Abstract: The Riemann ellipsoids are steady motions of an ideal, incompressible, self-gravitating fluid that retain an ellipsoidal shape. The existence, properties, and stability of these steady motions have been investigated since Newton's time. Most of the stability results are due to Riemann, who studied Lyapunov stability, and to Chandrasekhar, who studied (primarily numerically) spectral stability, thus obtaining Lyapunov instability results. This article addresses the "Nekhoroshev stability" (stability for finite, but very long time scales) of those Riemann ellipsoids that are spectrally stable but of unknown Lyapunov stability.

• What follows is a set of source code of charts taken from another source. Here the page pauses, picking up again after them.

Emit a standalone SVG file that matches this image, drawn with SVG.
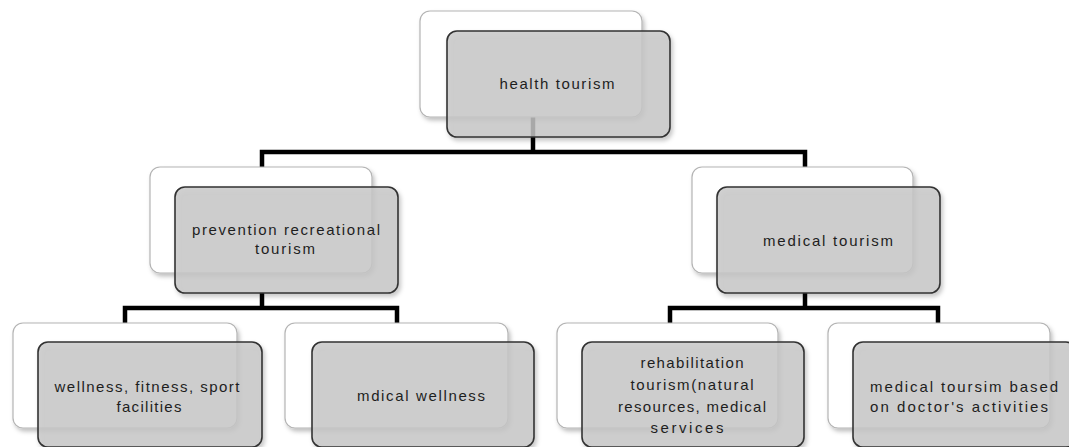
<svg xmlns="http://www.w3.org/2000/svg" width="1069" height="447" viewBox="0 0 1069 447">
<defs>
<filter id="sh" x="-10%" y="-10%" width="125%" height="130%">
<feDropShadow dx="2" dy="3" stdDeviation="2" flood-color="#000" flood-opacity="0.25"/>
</filter>
<style>
.back{fill:#ffffff;stroke:#b4b4b4;stroke-width:1.2;filter:url(#sh)}
.front{fill:#c8c8c8;fill-opacity:0.82;stroke:#333333;stroke-width:1.6;filter:url(#sh)}
.conn{fill:none;stroke:#000;stroke-width:4.5;stroke-linejoin:miter}
text{font-family:"Liberation Sans",Arial,sans-serif;font-size:15px;fill:#1e1e1e;text-anchor:middle}
</style>
</defs>
<rect width="1069" height="447" fill="#ffffff"/>
<g id="connectors">
<path class="conn" d="M533,117 V152"/>
<path class="conn" d="M262,167 V152 H805 V167"/>
<path class="conn" d="M262,293 V308"/>
<path class="conn" d="M125,323 V308 H397 V323"/>
<path class="conn" d="M805,293 V308"/>
<path class="conn" d="M670,323 V308 H938 V323"/>
</g>
<g id="health-tourism">
<rect class="back" x="420" y="11" width="222" height="106" rx="10"/>
<rect class="front" x="447" y="31" width="223" height="106" rx="10"/>
<text x="557" y="89" textLength="115" lengthAdjust="spacing">health tourism</text>
</g>
<g id="prevention-recreational-tourism">
<rect class="back" x="150" y="167" width="222" height="106" rx="10"/>
<rect class="front" x="175" y="187" width="223" height="106" rx="10"/>
<text x="286" y="235" textLength="188" lengthAdjust="spacing">prevention  recreational</text>
<text x="285" y="254" textLength="60" lengthAdjust="spacing">tourism</text>
</g>
<g id="medical-tourism">
<rect class="back" x="692" y="167" width="221" height="106" rx="10"/>
<rect class="front" x="717" y="187" width="223" height="106" rx="10"/>
<text x="828" y="246" textLength="130" lengthAdjust="spacing">medical tourism</text>
</g>
<g id="wellness-fitness">
<rect class="back" x="13" y="323" width="224" height="105" rx="10"/>
<rect class="front" x="38" y="342" width="224" height="105" rx="10"/>
<text x="147" y="392" textLength="185" lengthAdjust="spacing">wellness, fitness,  sport</text>
<text x="149" y="412" textLength="65" lengthAdjust="spacing">facilities</text>
</g>
<g id="mdical-wellness">
<rect class="back" x="285" y="323" width="223" height="105" rx="10"/>
<rect class="front" x="312" y="342" width="222" height="105" rx="10"/>
<text x="421" y="401" textLength="128" lengthAdjust="spacing">mdical wellness</text>
</g>
<g id="rehabilitation-tourism">
<rect class="back" x="557" y="323" width="221" height="105" rx="10"/>
<rect class="front" x="582" y="342" width="222" height="105" rx="10"/>
<text x="692" y="368" textLength="103" lengthAdjust="spacing">rehabilitation</text>
<text x="692" y="390" textLength="123" lengthAdjust="spacing">tourism(natural</text>
<text x="692" y="412" textLength="148" lengthAdjust="spacing">resources,  medical</text>
<text x="687" y="433" textLength="73" lengthAdjust="spacing">services</text>
</g>
<g id="doctor-activities">
<rect class="back" x="828" y="323" width="222" height="105" rx="10"/>
<rect class="front" x="853" y="342" width="223" height="105" rx="10"/>
<text x="964" y="392" textLength="188" lengthAdjust="spacing">medical toursim  based</text>
<text x="959" y="412" textLength="178" lengthAdjust="spacing">on doctor's  activities</text>
</g>
</svg>
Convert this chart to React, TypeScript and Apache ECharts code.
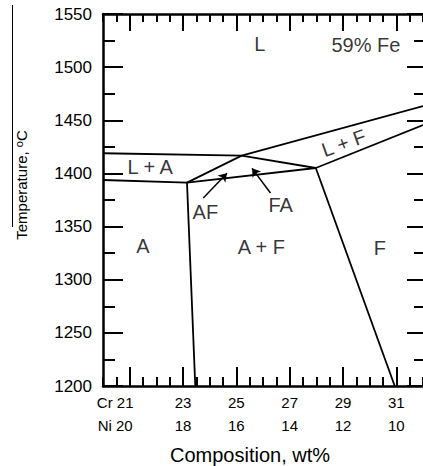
import React, { useEffect, useRef } from "react";
import * as echarts from "echarts";

// Composition ticks (wt%)
const crTicks = [21, 23, 25, 27, 29, 31];
const niTicks = [20, 18, 16, 14, 12, 10];

// Phase boundaries [Cr wt%, Temperature °C]
const liquidusA = [[20, 1419], [25.2, 1416.7]];
const liquidusF = [[25.2, 1416.7], [32, 1463.4]];
const junctionToPeritectic = [[25.2, 1416.7], [27.98, 1405.1]];
const solidusF = [[27.98, 1405.1], [32, 1445.6]];
const solidusA = [[20, 1393.8], [23.15, 1391.3]];
const afUpper = [[23.15, 1391.3], [25.2, 1416.7]];
const afLower = [[23.15, 1391.3], [27.98, 1405.1]];
const solvusA = [[23.15, 1391.3], [23.46, 1200]];
const solvusF = [[27.98, 1405.1], [30.94, 1200]];

// Arrows: [tail, head]
const arrowAF = [[23.76, 1376.9], [24.65, 1400.1]];
const arrowFA = [[26.28, 1381.6], [25.59, 1404.8]];

// Region labels
const regionNames = ["L", "59% Fe", "L + A", "AF", "FA", "A", "A + F", "F", "L + F"];
const regionX = [25.88, 29.86, 21.77, 23.84, 26.66, 21.5, 25.94, 30.38, 29.03];
const regionT = [1522, 1521, 1405.6, 1364, 1370, 1331.7, 1330.8, 1329.8, 1428.6];
const regionRotate = [0, 0, 0, 0, 0, 0, 0, 0, 20];

const FONT = "'Liberation Sans', Arial, Helvetica, sans-serif";

export default function App() {
  const ref = useRef<HTMLDivElement>(null);

  useEffect(() => {
    document.body.style.margin = "0";
    if (!ref.current) return;
    const chart = echarts.init(ref.current, undefined, { renderer: "svg" });

    const boundaries = [
      liquidusA,
      liquidusF,
      junctionToPeritectic,
      solidusF,
      solidusA,
      afUpper,
      afLower,
      solvusA,
      solvusF,
    ];

    const lineSeries = boundaries.map((d) => ({
      type: "line",
      data: d,
      symbol: "none",
      lineStyle: { color: "#000", width: 1.8 },
      silent: true,
      xAxisIndex: 0,
      yAxisIndex: 0,
    }));

    const baseX = {
      type: "value",
      min: 20,
      max: 32,
      splitLine: { show: false },
      axisLine: { show: false, onZero: false },
      axisLabel: { show: false },
    };
    const baseY = {
      type: "value",
      min: 1200,
      max: 1550,
      splitLine: { show: false },
      axisLine: { show: false, onZero: false },
      axisLabel: { show: false },
    };
    const frame = { show: true, onZero: false, lineStyle: { color: "#000", width: 2.5 } };

    chart.setOption({
      animation: false,
      grid: { left: 103, right: 0, top: 14, bottom: 80, containLabel: false, outerBoundsMode: "none" },
      xAxis: [
        {
          ...baseX,
          position: "bottom",
          interval: 0.5,
          axisLine: frame,
          axisTick: { inside: true, length: 9, lineStyle: { color: "#000", width: 2 } },
        },
        {
          ...baseX,
          position: "bottom",
          axisTick: {
            inside: true,
            length: 19,
            customValues: crTicks,
            lineStyle: { color: "#000", width: 2 },
          },
          axisLabel: {
            show: true,
            customValues: crTicks,
            color: "#000",
            fontFamily: FONT,
            fontSize: 15,
            lineHeight: 23,
            margin: 5,
            formatter: (v: number) => {
              const i = crTicks.indexOf(v);
              if (i < 0) return "";
              if (i === 0) return `{first|Cr ${crTicks[i]}}\n{first|Ni ${niTicks[i]}}`;
              return `${crTicks[i]}\n${niTicks[i]}`;
            },
            rich: {
              first: {
                fontFamily: FONT,
                fontSize: 15,
                lineHeight: 23,
                color: "#000",
                padding: [0, 29, 0, 0],
              },
            },
          },
        },
        {
          ...baseX,
          position: "top",
          interval: 0.5,
          axisLine: frame,
          axisTick: { inside: true, length: 8, lineStyle: { color: "#000", width: 2 } },
        },
        {
          ...baseX,
          position: "top",
          axisTick: {
            inside: true,
            length: 17,
            customValues: crTicks,
            lineStyle: { color: "#000", width: 2 },
          },
        },
      ],
      yAxis: [
        {
          ...baseY,
          position: "left",
          interval: 25,
          axisLine: frame,
          axisTick: { inside: true, length: 12, lineStyle: { color: "#000", width: 2 } },
        },
        {
          ...baseY,
          position: "left",
          interval: 50,
          axisTick: { inside: true, length: 20, lineStyle: { color: "#000", width: 2 } },
          axisLabel: {
            show: true,
            color: "#000",
            fontFamily: FONT,
            fontSize: 17,
            margin: 11,
            formatter: (v: number) => String(v),
          },
        },
        {
          ...baseY,
          position: "right",
          interval: 25,
          axisTick: { inside: true, length: 9, lineStyle: { color: "#000", width: 2 } },
        },
        {
          ...baseY,
          position: "right",
          interval: 50,
          axisTick: { inside: true, length: 16, lineStyle: { color: "#000", width: 2 } },
        },
      ],
      series: [
        ...lineSeries,
        {
          type: "lines",
          coordinateSystem: "cartesian2d",
          xAxisIndex: 0,
          yAxisIndex: 0,
          symbol: ["none", "arrow"],
          symbolSize: 8,
          silent: true,
          lineStyle: { color: "#000", width: 1.5, opacity: 1 },
          data: [{ coords: arrowAF }, { coords: arrowFA }],
        },
        {
          type: "scatter",
          xAxisIndex: 0,
          yAxisIndex: 0,
          symbolSize: 0,
          silent: true,
          data: regionNames.map((n, i) => ({
            name: n,
            value: [regionX[i], regionT[i]],
            label: { rotate: regionRotate[i] },
          })),
          label: {
            show: true,
            position: "inside",
            formatter: "{b}",
            color: "#000",
            fontFamily: FONT,
            fontSize: 20,
          },
        },
      ],
      graphic: [
        {
          type: "line",
          shape: { x1: 12.5, y1: 5, x2: 12.5, y2: 227 },
          style: { stroke: "#000", lineWidth: 1 },
          silent: true,
        },
        {
          type: "text",
          x: 21,
          y: 185,
          rotation: Math.PI / 2,
          silent: true,
          style: {
            text: "Temperature, {sup|o}C",
            fontFamily: FONT,
            fontSize: 15,
            fill: "#000",
            textAlign: "center",
            textVerticalAlign: "middle",
            rich: {
              sup: { fontFamily: FONT, fontSize: 11, verticalAlign: "top", fill: "#000" },
            },
          },
        },
        {
          type: "text",
          x: 250,
          y: 455,
          silent: true,
          style: {
            text: "Composition, wt%",
            fontFamily: FONT,
            fontSize: 20,
            fill: "#000",
            textAlign: "center",
            textVerticalAlign: "middle",
          },
        },
      ],
    });

    return () => chart.dispose();
  }, []);

  return <div ref={ref} style={{ width: 423, height: 466 }} />;
}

We base our analysis on a Hamiltonian formulation of the problem derived from Riemann's original formulation (which we interpret here as a formulation on a covering space) using recent results from Hamiltonian perturbation theory. Given the complexity of the system, we resort to numerical calculations at certain steps of the stability analysis. As a prerequisite to our analysis, we repeat the Lyapunov and spectral stability analyses, finding important discrepancies with Chandrasekhar's findings. We provide numerical evidence that (i) There are spectrally stable ellipsoids of type II and the region of spectral stability of the ellipsoids of type III is significantly larger than that found by Chandrasekhar. The regions of spectral stability of the ellipsoids of types I, II and III have a finer and subtler structure than was previously believed. (ii) All Riemann ellipsoids, except a finite number of codimension-one resonant subfamilies, are Nekhoroshev-stable.